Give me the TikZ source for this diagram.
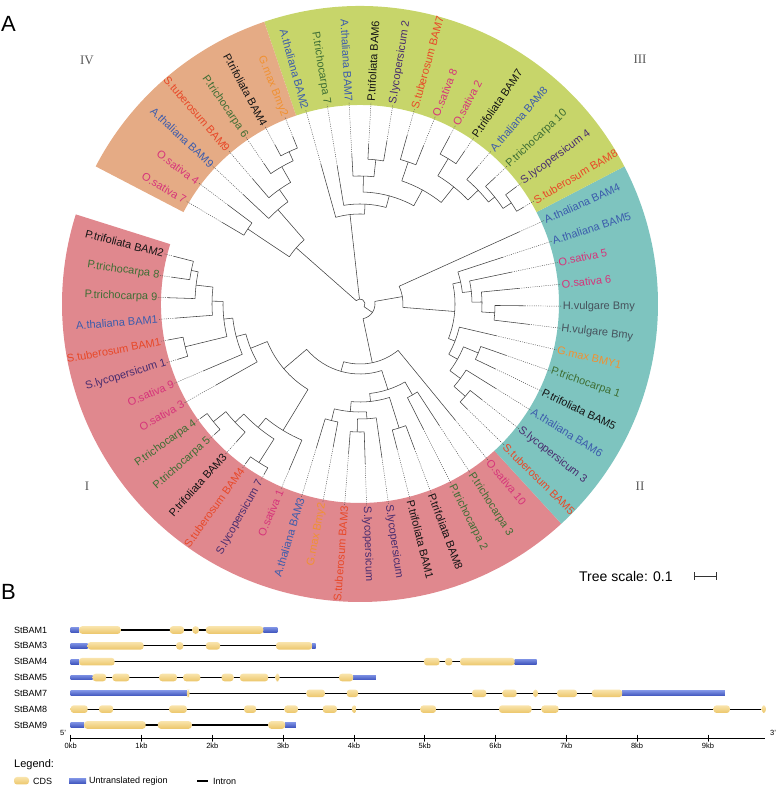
\documentclass[tikz,border=0pt]{standalone}
\usepackage{fontspec}
\setmainfont{Liberation Sans}
\newfontfamily\romfont{Liberation Serif}
\usetikzlibrary{arrows,calc,positioning}

\definecolor{secI}{RGB}{224,136,142}
\definecolor{secII}{RGB}{126,196,191}
\definecolor{secIII}{RGB}{199,213,106}
\definecolor{secIV}{RGB}{229,171,133}
\definecolor{trif}{RGB}{20,20,20}
\definecolor{trich}{RGB}{62,110,52}
\definecolor{atha}{RGB}{60,92,172}
\definecolor{stub}{RGB}{232,72,40}
\definecolor{osat}{RGB}{214,52,122}
\definecolor{slyc}{RGB}{72,44,110}
\definecolor{gmax}{RGB}{240,145,50}
\definecolor{hvul}{RGB}{70,82,92}
\definecolor{cdscol}{RGB}{236,198,106}
\definecolor{cdstop}{RGB}{249,228,172}
\definecolor{utrcol}{RGB}{64,86,190}
\definecolor{utrtop}{RGB}{122,142,226}

% one clade: parent radius, angle/radius of first child, angle/radius of last child
\newcommand\clade[5]{\draw[branch] (#2:#3) -- (#2:#1) arc[start angle=#2,end angle=#4,radius=#1pt] -- (#4:#5);}
\newcommand\sectorfill[3]{\fill[#3] (#1:199) arc[start angle=#1,end angle=#2,radius=199pt] -- (#2:298) arc[start angle=#2,end angle=#1,radius=298pt] -- cycle;}

\begin{document}
\begin{tikzpicture}[x=1pt,y=1pt,line join=round,line cap=round]
\tikzset{branch/.style={draw=black!75,line width=0.55pt},
  leafdot/.style={draw=black!70,line width=0.45pt,line cap=butt,dash pattern=on 1pt off 1.2pt},
  lab/.style={font=\fontsize{11}{13}\selectfont,inner sep=0.6pt},
  gname/.style={font=\fontsize{9}{11}\selectfont,inner sep=0pt},
  tick/.style={font=\fontsize{7.5}{9}\selectfont,inner sep=0pt},
  intron/.style={draw=black,line width=1.1pt,line cap=butt},
  cds/.style={top color=cdstop,bottom color=cdscol,rounded corners=3pt},
  utr/.style={top color=utrtop,bottom color=utrcol}}
\useasboundingbox (0,0) rectangle (777,787);

\node[anchor=base west,font=\fontsize{22}{24}\selectfont,inner sep=0pt] (pA) at (1,755) {A};
\node[anchor=base west,font=\fontsize{22}{24}\selectfont,inner sep=0pt] (pB) at (1,187) {B};

% ---- circular tree
\begin{scope}[shift={(360,483)}]
\sectorfill{162.5}{312.5}{secI}
\sectorfill{312.5}{387.5}{secII}
\sectorfill{27.5}{108.75}{secIII}
\sectorfill{108.75}{152.5}{secIV}

% clade I
\clade{172}{165.625}{192}{171.875}{190}
\clade{165}{168.75}{172}{178.125}{192}
\clade{148}{173.4375}{165}{184.375}{185}
\clade{180}{190.625}{195}{196.875}{190}
\clade{137}{178.906}{148}{193.75}{180}
\clade{128}{186.33}{137}{203.125}{170}
\clade{118}{194.73}{128}{209.375}{165}
\clade{188}{215.625}{196}{221.875}{195}
\clade{172}{218.75}{188}{228.125}{185}
\clade{188}{234.375}{196}{240.625}{195}
\clade{160}{223.4375}{172}{237.5}{188}
\clade{148}{230.47}{160}{246.875}{180}
\clade{100}{202.05}{118}{238.67}{148}
\clade{120}{253.125}{150}{259.375}{145}
\clade{128}{265.625}{150}{271.875}{160}
\clade{115}{268.75}{128}{278.125}{155}
\clade{108}{256.25}{120}{273.44}{115}
\clade{130}{284.375}{150}{290.625}{155}
\clade{98}{264.84}{108}{287.5}{130}
\clade{105}{296.875}{140}{303.125}{145}
\clade{90}{276.17}{98}{300}{105}
\clade{70}{220.36}{100}{288.09}{90}
\clade{60}{254.22}{70}{309.375}{150}
% clade II
\clade{140}{315.625}{150}{321.875}{155}
\clade{125}{318.75}{140}{328.125}{160}
\clade{128}{334.375}{150}{340.625}{155}
\clade{112}{323.44}{125}{337.5}{128}
\clade{102}{330.47}{112}{346.875}{140}
\clade{135}{353.125}{170}{359.375}{165}
\clade{122}{356.25}{135}{365.625}{160}
\clade{112}{360.94}{122}{371.875}{155}
\clade{103}{366.41}{112}{378.125}{150}
\clade{95}{338.67}{102}{372.27}{103}
\clade{43}{355.47}{95}{384.375}{175}
% clade III
\clade{182}{30.625}{190}{36.875}{195}
\clade{172}{33.75}{182}{43.125}{185}
\clade{164}{38.44}{172}{49.375}{180}
\clade{170}{55.625}{185}{61.875}{190}
\clade{150}{43.91}{164}{58.75}{170}
\clade{150}{68.125}{170}{74.375}{175}
\clade{130}{51.33}{150}{71.25}{150}
\clade{145}{80.625}{165}{86.875}{160}
\clade{128}{83.75}{145}{93.125}{150}
\clade{112}{61.29}{130}{88.44}{128}
\clade{100}{74.86}{112}{99.375}{140}
\clade{90}{87.12}{100}{105.625}{145}
% clade IV
\clade{168}{111.875}{180}{118.125}{180}
\clade{158}{115}{168}{124.375}{170}
\clade{140}{119.69}{158}{130.625}{165}
\clade{125}{125.16}{140}{136.875}{160}
\clade{135}{143.125}{165}{149.375}{160}
\clade{85}{131.02}{125}{146.25}{135}
% root
\clade{15}{281.8}{60}{369.92}{43}
\draw[branch] (325.86:15) -- (325.86:5) arc[start angle=-34.14,end angle=138.63,radius=5pt] -- (138.63:85);
\draw[branch] (96.37:5) -- (96.37:90);

% leaves: index/tip radius/colour/name
\foreach \i/\tip/\col/\nm in {0/192/trif/P.trifoliata BAM2,1/190/trich/P.trichocarpa 8,2/192/trich/P.trichocarpa 9,
  3/185/atha/A.thaliana BAM1,4/195/stub/S.tuberosum BAM1,5/190/slyc/S.lycopersicum 1,6/170/osat/O.sativa 9,
  7/165/osat/O.sativa 3,8/196/trich/P.trichocarpa 4,9/195/trich/P.trichocarpa 5,10/185/trif/P.trifoliata BAM3,
  11/196/stub/S.tuberosum BAM4,12/195/slyc/S.lycopersicum 7,13/180/osat/O.sativa 1,14/150/atha/A.thaliana BAM3,
  15/145/gmax/G.max Bmy2,16/150/stub/S.tuberosum BAM3,17/160/slyc/S.lycopersicum,18/155/slyc/S.lycopersicum,
  19/150/trif/P.trifoliata BAM1,20/155/trif/P.trifoliata BAM8,21/140/trich/P.trichocarpa 2,22/145/trich/P.trichocarpa 3,
  23/150/osat/O.sativa 10,24/150/stub/S.tuberosum BAM5,25/155/slyc/S.lycopersicum 3,26/160/atha/A.thaliana BAM6,
  27/150/trif/P.trifoliata BAM5,28/155/trich/P.trichocarpa 1,29/140/gmax/G.max BMY1,30/170/hvul/H.vulgare Bmy,
  31/165/hvul/H.vulgare Bmy,32/160/osat/O.sativa 6,33/155/osat/O.sativa 5,34/150/atha/A.thaliana BAM5,
  35/175/atha/A.thaliana BAM4,36/190/stub/S.tuberosum BAM8,37/195/slyc/S.lycopersicum 4,38/185/trich/P.trichocarpa 10,
  39/180/atha/A.thaliana BAM8,40/185/trif/P.trifoliata BAM7,41/190/osat/O.sativa 2,42/170/osat/O.sativa 8,
  43/175/stub/S.tuberosum BAM7,44/165/slyc/S.lycopersicum 2,45/160/trif/P.trifoliata BAM6,46/150/atha/A.thaliana BAM7,
  47/140/trich/P.trichocarpa 7,48/145/atha/A.thaliana BAM2,49/180/gmax/G.max Bmy2,50/180/trif/P.trifoliata BAM4,
  51/170/trich/P.trichocarpa 6,52/165/stub/S.tuberosum BAM9,53/160/atha/A.thaliana BAM9,54/165/osat/O.sativa 4,
  55/160/osat/O.sativa 7}{
  \pgfmathsetmacro\ang{mod(165.625+6.25*\i,360)}
  \pgfmathtruncatemacro\lft{(\ang>90)&&(\ang<270)}
  \ifnum\lft=1
    \node[lab,text=\col,anchor=east,rotate=\ang-180] (l\i) at (\ang:202) {\nm};
  \else
    \node[lab,text=\col,anchor=west,rotate=\ang] (l\i) at (\ang:202) {\nm};
  \fi
  \draw[leafdot] (\ang:\tip) -- (l\i);
}
\end{scope}

% clade numbers
\node[font=\romfont\fontsize{13}{15}\selectfont,text=black!65] (nIV) at (87,727) {IV};
\node[font=\romfont\fontsize{13}{15}\selectfont,text=black!65] (nIII) at (640,728) {III};
\node[font=\romfont\fontsize{13}{15}\selectfont,text=black!65] (nII) at (640,301) {II};
\node[font=\romfont\fontsize{13}{15}\selectfont,text=black!65] (nI) at (87,301) {I};

% tree scale
\node[anchor=west,font=\fontsize{14}{16}\selectfont,inner sep=0pt] (ts) at (579,211) {Tree scale: 0.1};
\draw[|-|,line width=0.8pt,black!80] (694,211) -- (717,211);

% ---- gene structures
\foreach \m/\nm in {0/StBAM1,1/StBAM3,2/StBAM4,3/StBAM5,4/StBAM7,5/StBAM8,6/StBAM9}
  \node[gname,anchor=west] (g\m) at (14,{157-15.83*\m}) {\nm};
\begin{scope}[shift={(70.7pt,0pt)},x=70.8pt]
\foreach \m/\e in {0/2.92,1/3.46,2/6.58,3/4.31,4/9.24,5/9.82,6/3.18}
  \draw[intron] (0,{157-15.83*\m}) -- (\e,{157-15.83*\m});
\foreach \m/\s/\e in {0/0/0.12,0/2.72/2.92,1/0/0.24,1/3.41/3.46,2/0/0.12,2/6.27/6.58,3/0/0.31,3/3.99/4.31,
  4/0/1.64,4/7.79/9.24,6/0/0.19,6/3.03/3.18}
  \path[utr] (\s,{157-15.83*\m-2.4}) rectangle (\e,{157-15.83*\m+2.4});
\foreach \m/\s/\e in {0/0.12/0.71,0/1.40/1.60,0/1.72/1.81,0/1.91/2.72,
  1/0.24/1.03,1/1.49/1.59,1/1.91/2.11,1/2.90/3.41,
  2/0.12/0.62,2/4.99/5.21,2/5.29/5.39,2/5.50/6.27,
  3/0.31/0.50,3/0.59/0.83,3/1.25/1.50,3/1.59/1.83,3/2.13/2.30,3/2.39/2.79,3/2.89/2.95,3/3.79/3.99,
  4/1.64/1.68,4/3.33/3.59,4/3.90/4.06,4/5.67/5.87,4/6.10/6.30,4/6.53/6.60,4/6.87/7.15,4/7.36/7.79,
  5/0/0.24,5/0.40/0.60,5/1.39/1.64,5/2.45/2.62,5/3.02/3.21,5/3.56/3.76,5/3.97/4.04,5/4.94/5.16,
  5/6.05/6.51,5/6.65/6.89,5/9.08/9.31,5/9.76/9.82,
  6/0.19/1.06,6/1.23/1.71,6/2.79/3.03}
  \path[cds] (\s,{157-15.83*\m-3.8}) rectangle (\e,{157-15.83*\m+3.8});
% axis
\draw[intron,line width=1.2pt] (0,48.7) -- (9.8,48.7);
\foreach \m in {0,...,9}{
  \draw[line width=0.8pt] (\m,45.7) -- (\m,51.7);
  \node[tick] (k\m) at (\m,41) {\m kb};
}
\end{scope}
\node[tick] (five) at (63,54.5) {5'};
\node[tick] (three) at (773,54.5) {3'};

% legend
\node[anchor=west,font=\fontsize{11}{13}\selectfont,inner sep=0pt] (leg) at (14,22) {Legend:};
\path[cds] (14,2.5) rectangle (29,10);
\node[gname,anchor=west] (lcds) at (33,6) {CDS};
\path[utr] (69,3.6) rectangle (86,8.4);
\node[gname,anchor=west] (lutr) at (89,6) {Untranslated region};
\draw[intron] (197,6) -- (208,6);
\node[gname,anchor=west] (lint) at (213,6) {Intron};
\end{tikzpicture}
\end{document}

*TASK TO COMPLETE*
Skip the pictures and restate exactly the lines from the beginning of the listing to the line with "(0,0) rectangle (777,787);", that line included.

*ANSWER FOR THE TASK*
Give me the TikZ source for this diagram.
\documentclass[tikz,border=0pt]{standalone}
\usepackage{fontspec}
\setmainfont{Liberation Sans}
\newfontfamily\romfont{Liberation Serif}
\usetikzlibrary{arrows,calc,positioning}

\definecolor{secI}{RGB}{224,136,142}
\definecolor{secII}{RGB}{126,196,191}
\definecolor{secIII}{RGB}{199,213,106}
\definecolor{secIV}{RGB}{229,171,133}
\definecolor{trif}{RGB}{20,20,20}
\definecolor{trich}{RGB}{62,110,52}
\definecolor{atha}{RGB}{60,92,172}
\definecolor{stub}{RGB}{232,72,40}
\definecolor{osat}{RGB}{214,52,122}
\definecolor{slyc}{RGB}{72,44,110}
\definecolor{gmax}{RGB}{240,145,50}
\definecolor{hvul}{RGB}{70,82,92}
\definecolor{cdscol}{RGB}{236,198,106}
\definecolor{cdstop}{RGB}{249,228,172}
\definecolor{utrcol}{RGB}{64,86,190}
\definecolor{utrtop}{RGB}{122,142,226}

% one clade: parent radius, angle/radius of first child, angle/radius of last child
\newcommand\clade[5]{\draw[branch] (#2:#3) -- (#2:#1) arc[start angle=#2,end angle=#4,radius=#1pt] -- (#4:#5);}
\newcommand\sectorfill[3]{\fill[#3] (#1:199) arc[start angle=#1,end angle=#2,radius=199pt] -- (#2:298) arc[start angle=#2,end angle=#1,radius=298pt] -- cycle;}

\begin{document}
\begin{tikzpicture}[x=1pt,y=1pt,line join=round,line cap=round]
\tikzset{branch/.style={draw=black!75,line width=0.55pt},
  leafdot/.style={draw=black!70,line width=0.45pt,line cap=butt,dash pattern=on 1pt off 1.2pt},
  lab/.style={font=\fontsize{11}{13}\selectfont,inner sep=0.6pt},
  gname/.style={font=\fontsize{9}{11}\selectfont,inner sep=0pt},
  tick/.style={font=\fontsize{7.5}{9}\selectfont,inner sep=0pt},
  intron/.style={draw=black,line width=1.1pt,line cap=butt},
  cds/.style={top color=cdstop,bottom color=cdscol,rounded corners=3pt},
  utr/.style={top color=utrtop,bottom color=utrcol}}
\useasboundingbox (0,0) rectangle (777,787);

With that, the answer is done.